7. Enhances customer retention
When a business uses demand generation in its marketing and sales, it keeps customers longer. This is because they help people understand how their products or services fit into their lives, which makes them more likely to buy from them again.
8. Increases revenue
The more people interact with your brand, the more people are interested in what you have to offer. In practice, this will increase your sales because getting a significant number of customers for less money will give you a better cost-benefit ratio.
B2B Demand Generation Report – Benchmarking Data
Benchmarks for demand generation reveal how much companies are investing in demand generation, what they prioritize, and the effect it has on their demand generation initiatives.

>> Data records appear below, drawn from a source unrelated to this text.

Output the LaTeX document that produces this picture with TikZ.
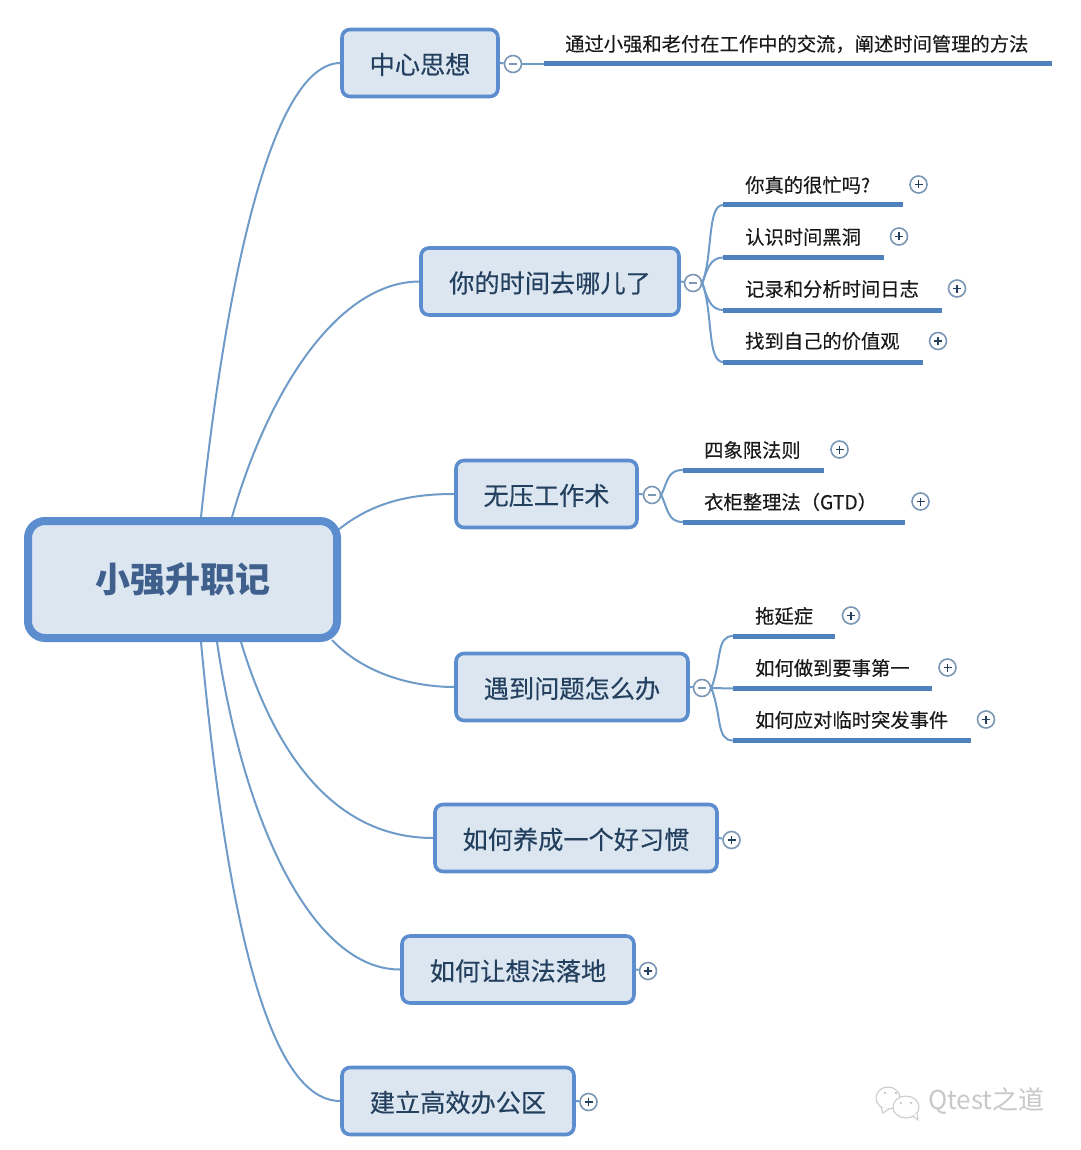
\documentclass[tikz,border=0pt]{standalone}
\usepackage{fontspec}
\newfontfamily\cjk{Noto Sans CJK SC}
\newfontfamily\cjkheavy[FakeBold=0.25]{Noto Sans CJK SC}
\definecolor{boxfill}{HTML}{DCE6F1}
\definecolor{boxedge}{HTML}{5B8DCF}
\definecolor{linkc}{HTML}{6F9BC8}
\definecolor{ulc}{HTML}{4F81BD}
\definecolor{titlec}{HTML}{3F5F8C}
\definecolor{topicc}{HTML}{24405F}
\definecolor{leafc}{HTML}{1A1A1A}
\definecolor{markc}{HTML}{7A97B5}
\definecolor{wmc}{HTML}{C8C8C8}
\tikzset{
  rootbox/.style={draw=boxedge,fill=boxfill,line width=8pt,rounded corners=17pt,
    minimum width=309pt,minimum height=117pt,inner sep=0pt,text=titlec,
    font=\cjk\bfseries\fontsize{35}{40}\selectfont},
  topicbox/.style={draw=boxedge,fill=boxfill,line width=3.6pt,rounded corners=8pt,
    minimum height=67pt,inner sep=0pt,text=topicc,text height=22pt,text depth=0pt,
    font=\cjkheavy\fontsize{25.2}{30}\selectfont},
  leaftext/.style={anchor=west,inner sep=0pt,text=leafc,
    font=\cjkheavy\fontsize{19.3}{24}\selectfont},
  link/.style={draw=linkc,line width=2pt},
  ul/.style={draw=ulc,line width=5pt},
  marker/.style={circle,draw=markc,fill=white,line width=1.6pt,minimum size=17pt,inner sep=0pt},
  sign/.style={draw=#1,line width=1.5pt},
  wm/.style={draw=wmc,fill=white,line width=1pt}
}
\newcommand{\leafitem}[7]{% name, x start, x end, y line, x text, y text, text
  \coordinate (#1-s) at (#2,#4);
  \coordinate (#1-e) at (#3,#4);
  \node[leaftext] (#1) at (#5,#6) {#7};
  \draw[ul] (#1-s) -- (#1-e);
}
\newcommand{\plusmark}[3]{%
  \node[marker] (#1) at (#2,#3) {};
  \draw[sign=topicc] ([xshift=-4pt]#1.center) -- ([xshift=4pt]#1.center);
  \draw[sign=topicc] ([yshift=-4pt]#1.center) -- ([yshift=4pt]#1.center);
}
\newcommand{\minusmark}[3]{%
  \node[marker] (#1) at (#2,#3) {};
  \draw[sign=markc] ([xshift=-4pt]#1.center) -- ([xshift=4pt]#1.center);
}
\begin{document}
\begin{tikzpicture}[x=1pt,y=-1pt]
\useasboundingbox (0,0) rectangle (1080,1150);

\coordinate (r1) at (201,517);
\coordinate (r2) at (232,517);
\coordinate (r3) at (338,530);
\coordinate (r4) at (332,640);
\coordinate (r5) at (241,642);
\coordinate (r6) at (217,642);
\coordinate (r7) at (201,642);

\node[topicbox,minimum width=156pt] (t1) at (420,63) {中心思想};
\node[topicbox,minimum width=258pt] (t2) at (550,281.5) {你的时间去哪儿了};
\node[topicbox,minimum width=181pt] (t3) at (546.5,494) {无压工作术};
\node[topicbox,minimum width=232pt] (t4) at (572,687) {遇到问题怎么办};
\node[topicbox,minimum width=282pt] (t5) at (576,838) {如何养成一个好习惯};
\node[topicbox,minimum width=232pt] (t6) at (518,969.5) {如何让想法落地};
\node[topicbox,minimum width=232pt] (t7) at (458,1101) {建立高效办公区};

\draw[link] (r1) .. controls (225,290) and (270,64) .. (t1.west);
\draw[link] (r2) .. controls (270,385) and (340,282) .. (t2.west);
\draw[link] (r3) .. controls (375,500) and (415,494) .. (t3.west);
\draw[link] (r4) .. controls (365,675) and (415,687) .. (t4.west);
\draw[link] (r5) .. controls (275,755) and (335,838) .. (t5.west);
\draw[link] (r6) .. controls (245,830) and (315,970) .. (t6.west);
\draw[link] (r7) .. controls (225,900) and (265,1101) .. (t7.west);

\node[rootbox] (root) at (182.5,579.5) {小强升职记};

% topic 1
\minusmark{m1}{513}{64}
\draw[link] (t1.east) -- (m1);
\leafitem{a1}{544}{1052}{64}{565}{44}{通过小强和老付在工作中的交流，阐述时间管理的方法}
\draw[link] (m1) -- (a1-s);

% topic 2
\minusmark{m2}{693}{283}
\draw[link] (t2.east) -- (m2);
\leafitem{b1}{723}{903}{205}{745}{185}{你真的很忙吗?}
\leafitem{b2}{723}{884}{257.5}{745}{237}{认识时间黑洞}
\leafitem{b3}{723}{942}{310}{745}{289}{记录和分析时间日志}
\leafitem{b4}{723}{923}{362}{745}{341}{找到自己的价值观}
\draw[link] (m2.east) .. controls (713,255) and (707,205) .. (b1-s);
\draw[link] (m2.east) .. controls (707,270) and (710,257.5) .. (b2-s);
\draw[link] (m2.east) .. controls (707,297) and (710,310) .. (b3-s);
\draw[link] (m2.east) .. controls (713,312) and (707,362) .. (b4-s);
\plusmark{p1}{918.5}{184.5}
\plusmark{p2}{899}{236.5}
\plusmark{p3}{957}{288.5}
\plusmark{p4}{938}{341}

% topic 3
\minusmark{m3}{652}{495}
\draw[link] (t3.east) -- (m3);
\leafitem{c1}{683}{824}{470}{704}{450}{四象限法则}
\leafitem{c2}{683}{905}{522}{704}{502}{衣柜整理法（GTD）}
\draw[link] (m3.east) .. controls (668,480) and (668,470) .. (c1-s);
\draw[link] (m3.east) .. controls (668,510) and (668,522) .. (c2-s);
\plusmark{p5}{839.5}{449.5}
\plusmark{p6}{920.5}{501.5}

% topic 4
\minusmark{m4}{702}{688}
\draw[link] (t4.east) -- (m4);
\leafitem{d1}{733}{835}{636}{755}{616}{拖延症}
\leafitem{d2}{733}{932}{688.5}{755}{668}{如何做到要事第一}
\leafitem{d3}{733}{971}{740.5}{755}{720}{如何应对临时突发事件}
\draw[link] (m4.east) .. controls (722,660) and (716,636) .. (d1-s);
\draw[link] (m4.east) -- (d2-s);
\draw[link] (m4.east) .. controls (722,716) and (716,740.5) .. (d3-s);
\plusmark{p7}{851}{615.5}
\plusmark{p8}{947.5}{667.5}
\plusmark{p9}{986}{719.5}

% collapsed topics
\plusmark{p10}{731.5}{840}
\draw[link] (t5.east) -- (p10);
\plusmark{p11}{648}{971}
\draw[link] (t6.east) -- (p11);
\plusmark{p12}{588.5}{1102}
\draw[link] (t7.east) -- (p12);

% watermark
\draw[wm] (888,1098) ellipse (12pt and 11pt);
\draw[wm] (881,1107) -- (883,1113) -- (889,1109);
\draw[wm] (906,1107) ellipse (13pt and 11pt);
\draw[wm] (913,1116) -- (918,1120) -- (917,1113);
\fill[wmc] (885,1093) circle (1.3pt) (896,1093) circle (1.3pt);
\fill[wmc] (901,1103) circle (1.3pt) (911,1103) circle (1.3pt);
\node[anchor=west,inner sep=0pt,text=wmc,font=\cjk\fontsize{26}{30}\selectfont] (wmtext) at (928,1101) {Qtest之道};
\end{tikzpicture}
\end{document}
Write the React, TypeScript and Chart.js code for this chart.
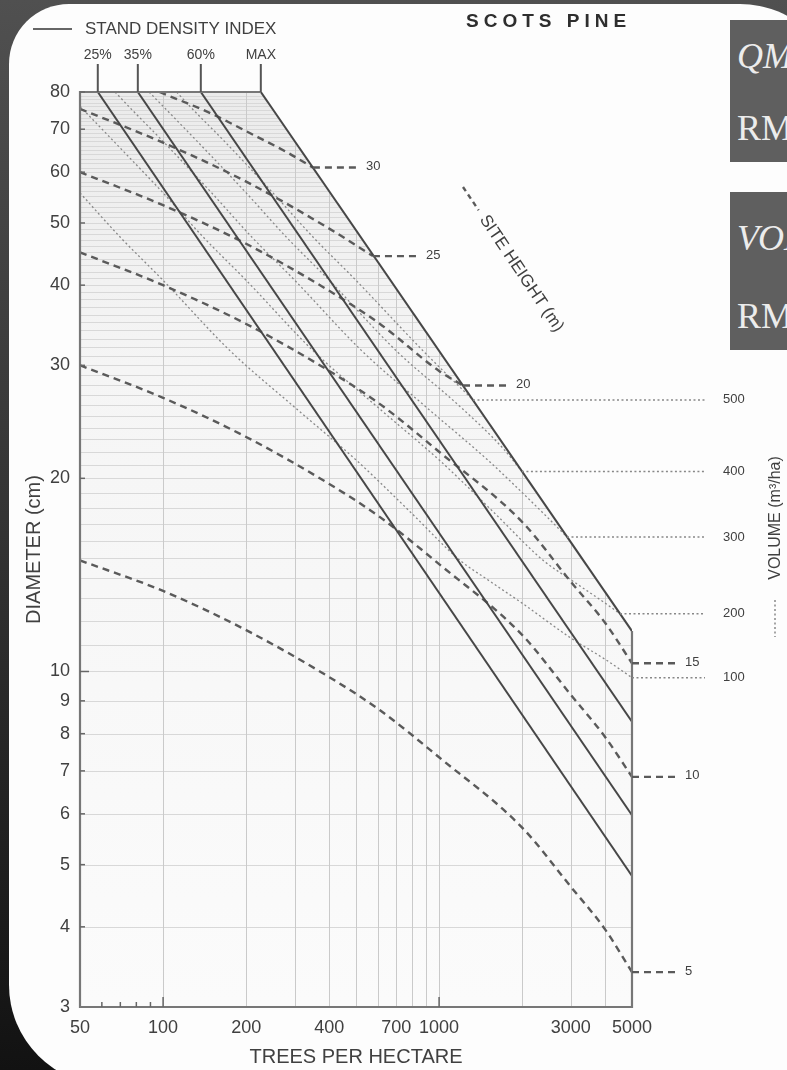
import React, { useEffect, useRef } from "react";
import { Chart, registerables } from "chart.js";

Chart.register(...registerables);

// ---- axis ticks ----
const xTickValues = [50, 100, 200, 400, 700, 1000, 3000, 5000];
const yTickValues = [3, 4, 5, 6, 7, 8, 9, 10, 20, 30, 40, 50, 60, 70, 80];
const xGridValues = [100, 200, 300, 400, 500, 600, 700, 800, 900, 1000, 2000, 3000, 4000];
const xMinorTicks = [60, 70, 80, 90];

// ---- stand density index lines [trees/ha, diameter cm] ----
const sdiLabels = ["25%", "35%", "60%", "MAX"];
const sdi25 = [[58, 80], [5000, 4.8]];
const sdi35 = [[81, 80], [5000, 5.97]];
const sdi60 = [[137, 80], [5000, 8.35]];
const sdiMax = [[226, 80], [5000, 11.56]];

// ---- site height curves (m) ----
const siteHeights = [5, 10, 15, 20, 25, 30];
const site5 = [[50, 14.9], [100, 13.35], [200, 11.6], [400, 9.8], [611, 8.7], [1000, 7.35], [2000, 5.71], [3000, 4.62], [4000, 3.96], [5000, 3.4]];
const site10 = [[50, 30], [100, 26.7], [200, 23.2], [400, 19.6], [611, 17.4], [1000, 14.7], [2000, 11.4], [3000, 9.2], [4000, 7.9], [5000, 6.85]];
const site15 = [[50, 45], [100, 40], [200, 34.8], [400, 29.4], [611, 26.1], [1000, 22], [2000, 17.1], [3000, 13.8], [4000, 11.9], [5000, 10.3]];
const site20 = [[50, 60], [100, 53.3], [200, 46.4], [400, 39.2], [611, 34.8], [1000, 29.4], [1221, 27.9]];
const site25 = [[50, 75.3], [100, 66.7], [200, 58], [400, 49], [576, 44.4]];
const site30 = [[97, 80], [150, 74], [200, 69.5], [280, 64.5], [349, 61]];

// ---- volume curves (m3/ha) ----
const volumeLevels = [100, 200, 300, 400, 500];
const vol100 = [[50, 55.7], [70, 47.5], [100, 40.7], [175, 31.6], [300, 25.8], [504, 21.3], [611, 19.7], [800, 17.6], [1191, 14.9], [1500, 13.9], [2014, 12.75], [2980, 11.3], [4059, 10.4], [5000, 9.78]];
const vol200 = [[50, 76], [70, 65.4], [100, 55.7], [140, 47.5], [200, 40.7], [350, 31.6], [600, 25.8], [1008, 21.3], [1222, 19.7], [1600, 17.6], [2382, 14.9], [3000, 13.9], [4028, 12.75], [4524, 12.3]];
const vol300 = [[67, 80], [75, 76], [100, 67], [150, 55.7], [210, 47.5], [300, 40.7], [525, 31.6], [900, 25.8], [1512, 21.3], [1833, 19.7], [2400, 17.6], [2907, 16.2]];
const vol400 = [[89, 80], [100, 76], [133, 67], [200, 55.7], [280, 47.5], [400, 40.7], [700, 31.6], [1200, 25.8], [1700, 22.3], [1996, 20.5]];
const vol500 = [[112, 80], [125, 76], [167, 67], [250, 55.7], [350, 47.5], [500, 40.7], [875, 31.6], [1327, 26.5]];

const sdiLines = [sdi25, sdi35, sdi60, sdiMax];
const siteCurves = [site5, site10, site15, site20, site25, site30];
const volCurves = [vol100, vol200, vol300, vol400, vol500];

const FONT = '"Liberation Sans", Arial, Helvetica, sans-serif';
const TXT = "#404040";

const toPts = (arr: number[][]) => arr.map(([x, y]) => ({ x, y }));

const dmdPlugin = {
  id: "dmd",
  beforeDatasetsDraw(chart: any) {
    const { ctx, chartArea: a, scales } = chart;
    const xs = scales.x, ys = scales.y;
    const P = (n: number, d: number) => [xs.getPixelForValue(n), ys.getPixelForValue(d)];
    const poly = [[50, 80], sdiMax[0], sdiMax[1], [5000, 3], [50, 3]];
    ctx.save();
    ctx.beginPath();
    poly.forEach(([n, d], i) => {
      const [px, py] = P(n, d);
      if (i) ctx.lineTo(px, py); else ctx.moveTo(px, py);
    });
    ctx.closePath();
    const g = ctx.createLinearGradient(0, a.top, 0, a.bottom);
    g.addColorStop(0, "#ebebeb");
    g.addColorStop(0.3, "#f5f5f5");
    g.addColorStop(1, "#fbfbfb");
    ctx.fillStyle = g;
    ctx.fill();
    ctx.clip();
    ctx.lineWidth = 1;
    ctx.strokeStyle = "#d8d8d8";
    for (let d = 4; d < 80; d++) {
      const py = Math.round(ys.getPixelForValue(d)) + 0.5;
      ctx.beginPath();
      ctx.moveTo(a.left, py);
      ctx.lineTo(a.right, py);
      ctx.stroke();
    }
    ctx.strokeStyle = "#cacaca";
    for (const n of xGridValues) {
      const px = Math.round(xs.getPixelForValue(n)) + 0.5;
      ctx.beginPath();
      ctx.moveTo(px, a.top);
      ctx.lineTo(px, a.bottom);
      ctx.stroke();
    }
    ctx.restore();
  },
  afterDatasetsDraw(chart: any) {
    const { ctx, chartArea: a, scales } = chart;
    const xs = scales.x, ys = scales.y;
    const P = (n: number, d: number) => [xs.getPixelForValue(n), ys.getPixelForValue(d)];
    ctx.save();
    // frame
    ctx.strokeStyle = "#777";
    ctx.lineWidth = 2.2;
    const [mx0] = P(sdiMax[0][0], 80);
    const [, myEnd] = P(5000, sdiMax[1][1]);
    ctx.beginPath();
    ctx.moveTo(mx0, a.top);
    ctx.lineTo(a.left, a.top);
    ctx.lineTo(a.left, a.bottom);
    ctx.lineTo(a.right, a.bottom);
    ctx.lineTo(a.right, myEnd);
    ctx.stroke();

    // ticks
    ctx.lineWidth = 1.5;
    ctx.strokeStyle = "#666";
    for (const v of yTickValues) {
      if (v === 3) continue;
      const py = ys.getPixelForValue(v);
      ctx.beginPath();
      ctx.moveTo(a.left, py);
      ctx.lineTo(a.left + (v === 10 ? 9 : 5), py);
      ctx.stroke();
    }
    for (const v of xMinorTicks) {
      const px = xs.getPixelForValue(v);
      ctx.beginPath();
      ctx.moveTo(px, a.bottom);
      ctx.lineTo(px, a.bottom - 5);
      ctx.stroke();
    }
    for (const v of [100, 1000]) {
      const px = xs.getPixelForValue(v);
      ctx.beginPath();
      ctx.moveTo(px, a.bottom);
      ctx.lineTo(px, a.bottom - 10);
      ctx.stroke();
    }

    // SDI label risers
    ctx.strokeStyle = "#555";
    ctx.lineWidth = 2;
    ctx.fillStyle = TXT;
    ctx.font = `14px ${FONT}`;
    ctx.textAlign = "center";
    ctx.textBaseline = "middle";
    sdiLines.forEach((l, i) => {
      const [px] = P(l[0][0], 80);
      ctx.beginPath();
      ctx.moveTo(px, a.top);
      ctx.lineTo(px, a.top - 28);
      ctx.stroke();
      ctx.fillText(sdiLabels[i], px, a.top - 37);
    });

    // legend for SDI
    ctx.strokeStyle = "#666";
    ctx.lineWidth = 2;
    ctx.beginPath();
    ctx.moveTo(33, 29);
    ctx.lineTo(72, 29);
    ctx.stroke();
    ctx.textAlign = "left";
    ctx.font = `17px ${FONT}`;
    ctx.fillText("STAND DENSITY INDEX", 85, 29);

    // title
    ctx.font = `bold 19px ${FONT}`;
    ctx.fillStyle = "#2e2e2e";
    (ctx as any).letterSpacing = "5px";
    ctx.fillText("SCOTS PINE", 466, 22);
    (ctx as any).letterSpacing = "0px";

    // site height stubs and labels
    ctx.fillStyle = TXT;
    ctx.font = `13px ${FONT}`;
    ctx.strokeStyle = "#5a5a5a";
    ctx.lineWidth = 2.4;
    ctx.setLineDash([7, 5]);
    siteCurves.forEach((c, i) => {
      const last = c[c.length - 1];
      const [ex, ey] = P(last[0], last[1]);
      ctx.beginPath();
      ctx.moveTo(ex, ey);
      ctx.lineTo(ex + 45, ey);
      ctx.stroke();
      ctx.fillText(String(siteHeights[i]), ex + 53, ey - 1);
    });

    // volume stubs and labels
    ctx.strokeStyle = "#888";
    ctx.lineWidth = 1.5;
    ctx.setLineDash([2, 2.5]);
    volCurves.forEach((c, i) => {
      const last = c[c.length - 1];
      const [ex, ey] = P(last[0], last[1]);
      ctx.beginPath();
      ctx.moveTo(ex, ey);
      ctx.lineTo(705, ey);
      ctx.stroke();
      ctx.fillText(String(volumeLevels[i]), 723, ey);
    });

    // site height rotated label
    ctx.save();
    ctx.translate(463, 187);
    ctx.rotate((56 * Math.PI) / 180);
    ctx.strokeStyle = "#5a5a5a";
    ctx.lineWidth = 2.4;
    ctx.setLineDash([5, 4]);
    ctx.beginPath();
    ctx.moveTo(0, 0);
    ctx.lineTo(28, 0);
    ctx.stroke();
    ctx.setLineDash([]);
    ctx.font = `17px ${FONT}`;
    ctx.fillStyle = TXT;
    ctx.fillText("SITE HEIGHT (m)", 36, 0);
    ctx.restore();

    // volume rotated label
    ctx.save();
    ctx.translate(776, 518);
    ctx.rotate(-Math.PI / 2);
    ctx.textAlign = "center";
    ctx.font = `16px ${FONT}`;
    ctx.fillStyle = TXT;
    ctx.fillText("VOLUME (m³/ha)", 0, 0);
    ctx.restore();
    ctx.strokeStyle = "#888";
    ctx.lineWidth = 1.5;
    ctx.setLineDash([2, 2.5]);
    ctx.beginPath();
    ctx.moveTo(775, 600);
    ctx.lineTo(775, 637);
    ctx.stroke();

    ctx.restore();
  },
};

export default function App() {
  const ref = useRef<HTMLCanvasElement>(null);
  useEffect(() => {
    const datasets: any[] = [];
    sdiLines.forEach((l, i) =>
      datasets.push({
        label: "SDI " + sdiLabels[i],
        data: toPts(l),
        borderColor: "#474747",
        borderWidth: 2,
        pointRadius: 0,
        fill: false,
        tension: 0,
      })
    );
    siteCurves.forEach((c, i) =>
      datasets.push({
        label: "Site " + siteHeights[i],
        data: toPts(c),
        borderColor: "#5a5a5a",
        borderWidth: 2.4,
        borderDash: [7, 5],
        pointRadius: 0,
        fill: false,
        cubicInterpolationMode: "monotone",
      })
    );
    volCurves.forEach((c, i) =>
      datasets.push({
        label: "Vol " + volumeLevels[i],
        data: toPts(c),
        borderColor: "#888",
        borderWidth: 1.3,
        borderDash: [2, 2.5],
        pointRadius: 0,
        fill: false,
        cubicInterpolationMode: "monotone",
      })
    );
    const tickFont = { family: FONT, size: 18 };
    const chart = new Chart(ref.current as HTMLCanvasElement, {
      type: "line",
      data: { datasets },
      plugins: [dmdPlugin as any],
      options: {
        responsive: false,
        animation: false,
        devicePixelRatio: 1,
        layout: { padding: { top: 92, right: 155, bottom: 0, left: 0 } },
        plugins: { legend: { display: false }, tooltip: { enabled: false } },
        scales: {
          x: {
            type: "logarithmic",
            min: 50,
            max: 5000,
            bounds: "data",
            grid: { display: false, drawTicks: false },
            border: { display: false },
            afterBuildTicks: (s: any) => {
              s.ticks = xTickValues.map((v) => ({ value: v }));
            },
            afterFit: (s: any) => {
              s.height = 63;
            },
            ticks: {
              autoSkip: false,
              maxRotation: 0,
              padding: 10,
              color: TXT,
              font: tickFont,
              callback: (v: any) => String(v),
            },
            title: {
              display: true,
              text: "TREES PER HECTARE",
              color: TXT,
              font: { family: FONT, size: 20 },
              padding: { top: 0, bottom: 1 },
            },
          } as any,
          y: {
            type: "logarithmic",
            min: 3,
            max: 80,
            bounds: "data",
            grid: { display: false, drawTicks: false },
            border: { display: false },
            afterBuildTicks: (s: any) => {
              s.ticks = yTickValues.map((v) => ({ value: v }));
            },
            afterFit: (s: any) => {
              s.width = 80;
            },
            ticks: {
              autoSkip: false,
              padding: 10,
              color: TXT,
              font: tickFont,
              callback: (v: any) => String(v),
            },
            title: {
              display: true,
              text: "DIAMETER (cm)",
              color: TXT,
              font: { family: FONT, size: 20 },
              padding: { top: 22, bottom: 0 },
            },
          } as any,
        },
      },
    });
    return () => chart.destroy();
  }, []);

  const boxStyle: React.CSSProperties = {
    position: "absolute",
    left: 730,
    width: 80,
    background: "#5f5f5f",
    color: "#ececec",
    fontFamily: '"Liberation Serif", "DejaVu Serif", serif',
    fontSize: 36,
    lineHeight: "36px",
    whiteSpace: "nowrap",
  };
  const line = (top: number, italic: boolean): React.CSSProperties => ({
    position: "absolute",
    left: 7,
    top,
    fontStyle: italic ? "italic" : "normal",
  });

  return (
    <div
      style={{
        position: "fixed",
        left: 0,
        top: 0,
        width: 787,
        height: 1070,
        overflow: "hidden",
        background: "linear-gradient(180deg, #505050 0%, #333 50%, #121212 100%)",
      }}
    >
      <div
        style={{
          position: "absolute",
          left: 9,
          top: 4,
          width: 831,
          height: 1081,
          background: "#fdfdfd",
          borderRadius: "60px 100px 100px 100px",
        }}
      />
      <canvas
        ref={ref}
        width={787}
        height={1070}
        style={{ position: "absolute", left: 0, top: 0, width: 787, height: 1070 }}
      />
      <div style={{ ...boxStyle, top: 20, height: 142 }}>
        <div style={line(18, true)}>QMD</div>
        <div style={line(90, false)}>RMSE</div>
      </div>
      <div style={{ ...boxStyle, top: 192, height: 158 }}>
        <div style={line(28, true)}>VOL</div>
        <div style={line(106, false)}>RMSE</div>
      </div>
    </div>
  );
}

- 44% of marketers say, “Better measure the ROI of our demand generation initiatives” is their top priority for 2021. (Demand Gen Report, 2021)
- More than half (53%) of marketers say webinars are the top-of-the-funnel format that generates the most high-quality leads. (Demand Gen Report, 2021)
- 53% of marketers say e-mail has been the most effective channel for early-stage lead generation. (Demand Gen Report, 2021)
- In 2021, 78% of marketers said their demand-gen budget will grow or remain the same. (Activate, 2020)
- 28% of marketers say using additional account-level fields helps improve their lead scoring. (Activate, 2020)
- Ad placement and audience targeting are the top ways that advertisers drive more demand. (HubSpot, 2020)
- The top priority for marketers is generating leads. (HubSpot, 2020)
- Over 60% of marketers said their CAC has increased in the past three years. (HubSpot, 2020)
- 49% of companies report that increasing customer acquisition is their primary objective. (Ascend2, 2020)
Demand generation, when executed successfully, will supply sales with qualified leads and position marketing as a revenue generator rather than a cost center.
Even the best-laid plans can go astray, so you must be comfortable constructing the aircraft while piloting it. Demand generation is in a perpetual state of change, but if you can adapt quickly and make data-driven decisions, this can become your greatest advantage.